**WHAT THE EXERCISE ASKS**
Provide nothing but the number of lines containing the string "with".

**MATERIAL FOR THIS EXERCISE**
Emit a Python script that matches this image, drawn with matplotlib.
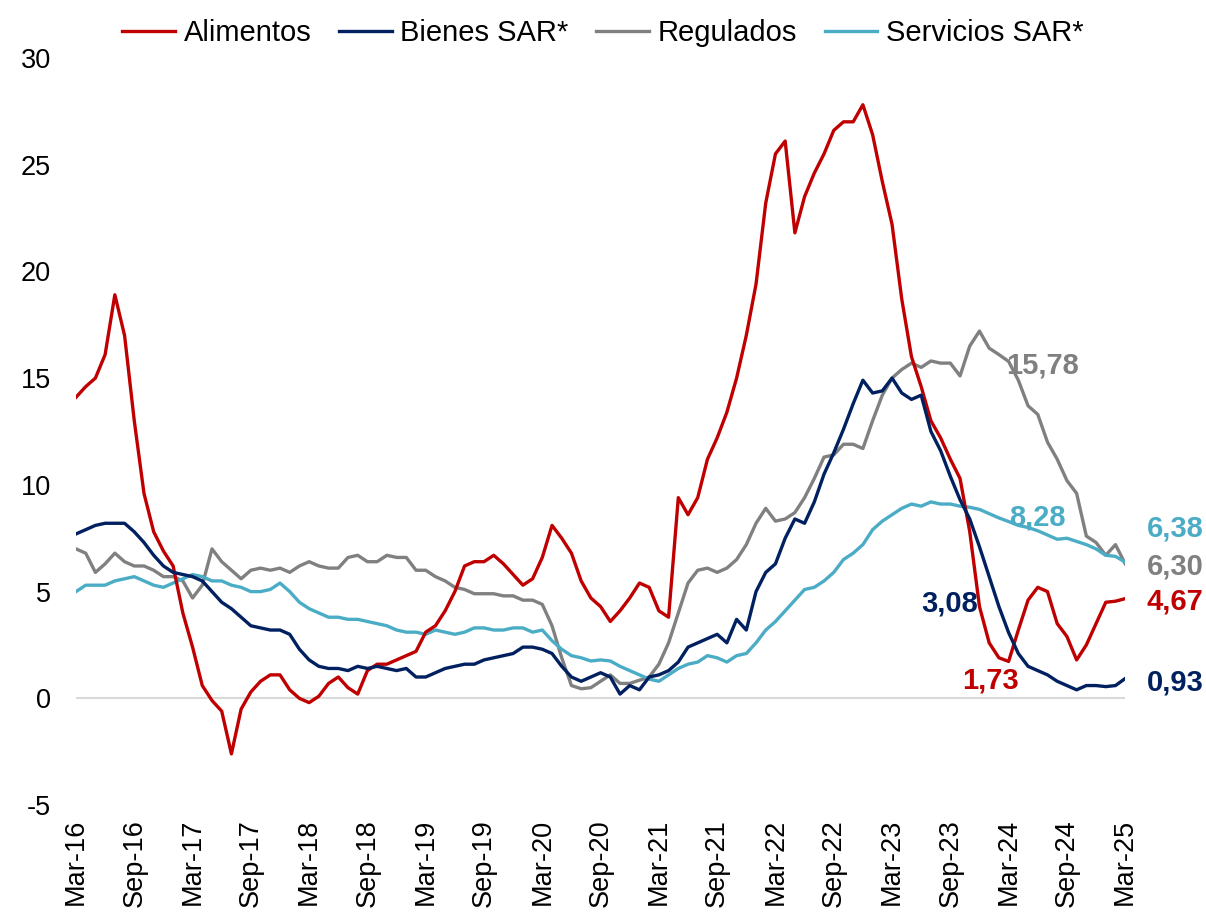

...

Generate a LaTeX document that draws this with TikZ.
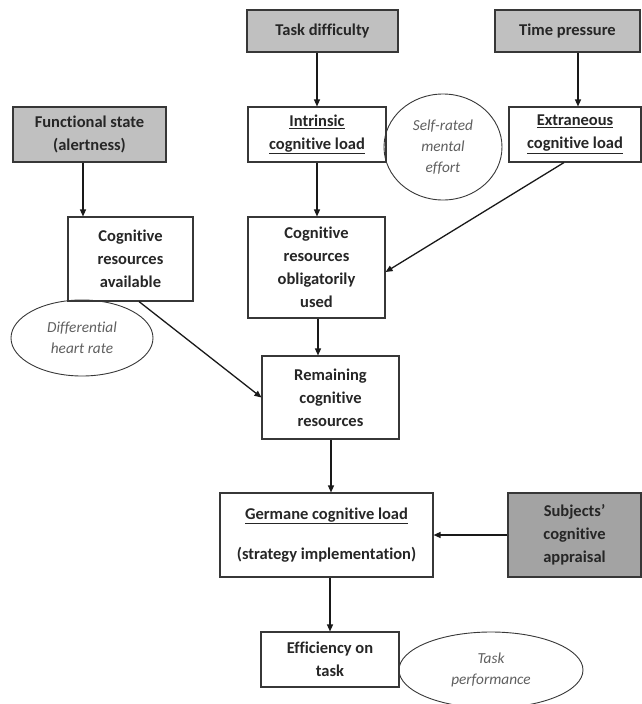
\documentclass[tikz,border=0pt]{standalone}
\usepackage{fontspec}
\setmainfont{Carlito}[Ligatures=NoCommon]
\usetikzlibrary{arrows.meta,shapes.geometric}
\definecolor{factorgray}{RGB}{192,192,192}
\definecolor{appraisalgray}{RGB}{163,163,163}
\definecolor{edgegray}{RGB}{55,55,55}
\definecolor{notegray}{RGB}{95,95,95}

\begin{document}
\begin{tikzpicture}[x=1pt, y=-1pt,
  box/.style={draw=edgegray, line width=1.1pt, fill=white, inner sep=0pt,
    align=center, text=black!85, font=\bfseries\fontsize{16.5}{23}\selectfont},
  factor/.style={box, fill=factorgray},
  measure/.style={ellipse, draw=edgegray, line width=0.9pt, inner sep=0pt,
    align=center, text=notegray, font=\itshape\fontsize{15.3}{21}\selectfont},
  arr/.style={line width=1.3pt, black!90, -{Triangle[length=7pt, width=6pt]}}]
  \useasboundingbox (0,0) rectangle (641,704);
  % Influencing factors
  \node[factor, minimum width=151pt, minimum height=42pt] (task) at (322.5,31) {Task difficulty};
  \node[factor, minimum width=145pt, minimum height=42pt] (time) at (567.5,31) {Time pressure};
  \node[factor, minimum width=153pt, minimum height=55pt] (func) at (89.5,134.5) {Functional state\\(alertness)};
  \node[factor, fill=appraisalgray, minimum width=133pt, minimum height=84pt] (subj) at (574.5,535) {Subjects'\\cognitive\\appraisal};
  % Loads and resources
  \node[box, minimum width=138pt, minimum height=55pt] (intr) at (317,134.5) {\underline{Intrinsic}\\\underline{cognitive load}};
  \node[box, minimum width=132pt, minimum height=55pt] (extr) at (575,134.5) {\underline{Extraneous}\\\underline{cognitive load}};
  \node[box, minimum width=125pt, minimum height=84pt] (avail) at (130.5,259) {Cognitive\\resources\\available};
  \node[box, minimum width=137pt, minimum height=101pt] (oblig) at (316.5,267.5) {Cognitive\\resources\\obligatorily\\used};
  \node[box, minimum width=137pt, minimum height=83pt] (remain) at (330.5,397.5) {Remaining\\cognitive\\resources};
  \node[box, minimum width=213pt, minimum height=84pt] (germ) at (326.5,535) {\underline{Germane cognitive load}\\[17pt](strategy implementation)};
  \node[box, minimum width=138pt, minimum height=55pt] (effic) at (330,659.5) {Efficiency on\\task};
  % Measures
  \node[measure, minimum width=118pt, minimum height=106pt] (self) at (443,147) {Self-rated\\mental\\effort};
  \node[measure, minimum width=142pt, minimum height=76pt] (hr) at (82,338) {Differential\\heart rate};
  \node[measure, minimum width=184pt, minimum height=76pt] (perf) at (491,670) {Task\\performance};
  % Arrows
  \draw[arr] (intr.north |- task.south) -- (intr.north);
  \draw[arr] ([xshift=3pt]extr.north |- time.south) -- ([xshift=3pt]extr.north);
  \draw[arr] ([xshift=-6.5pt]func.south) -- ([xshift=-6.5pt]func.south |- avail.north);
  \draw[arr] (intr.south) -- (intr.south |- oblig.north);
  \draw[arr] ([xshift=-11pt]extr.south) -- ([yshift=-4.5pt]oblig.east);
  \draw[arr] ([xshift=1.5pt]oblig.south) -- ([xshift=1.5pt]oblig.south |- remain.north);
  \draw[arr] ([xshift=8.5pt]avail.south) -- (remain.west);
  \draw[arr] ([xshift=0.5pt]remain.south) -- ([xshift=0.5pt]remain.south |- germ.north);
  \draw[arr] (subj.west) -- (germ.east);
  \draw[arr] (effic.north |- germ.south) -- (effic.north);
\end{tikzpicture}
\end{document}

---

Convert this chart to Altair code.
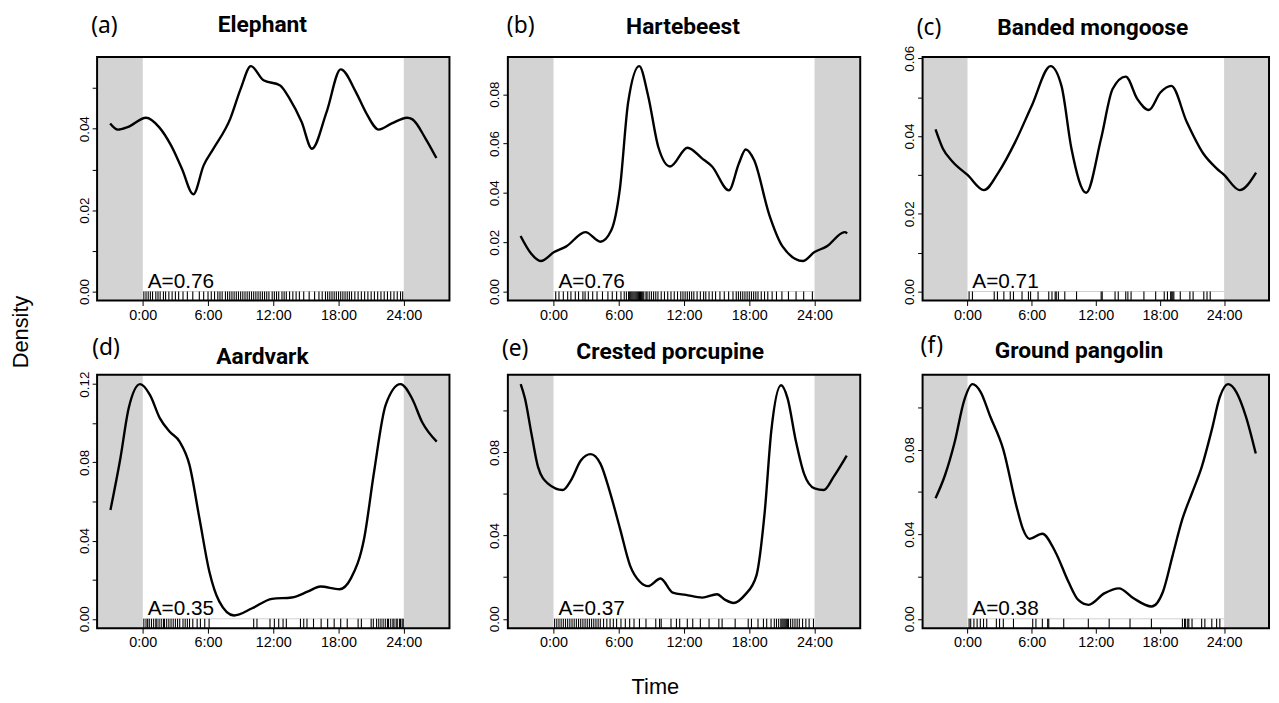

**THE REPLY**
2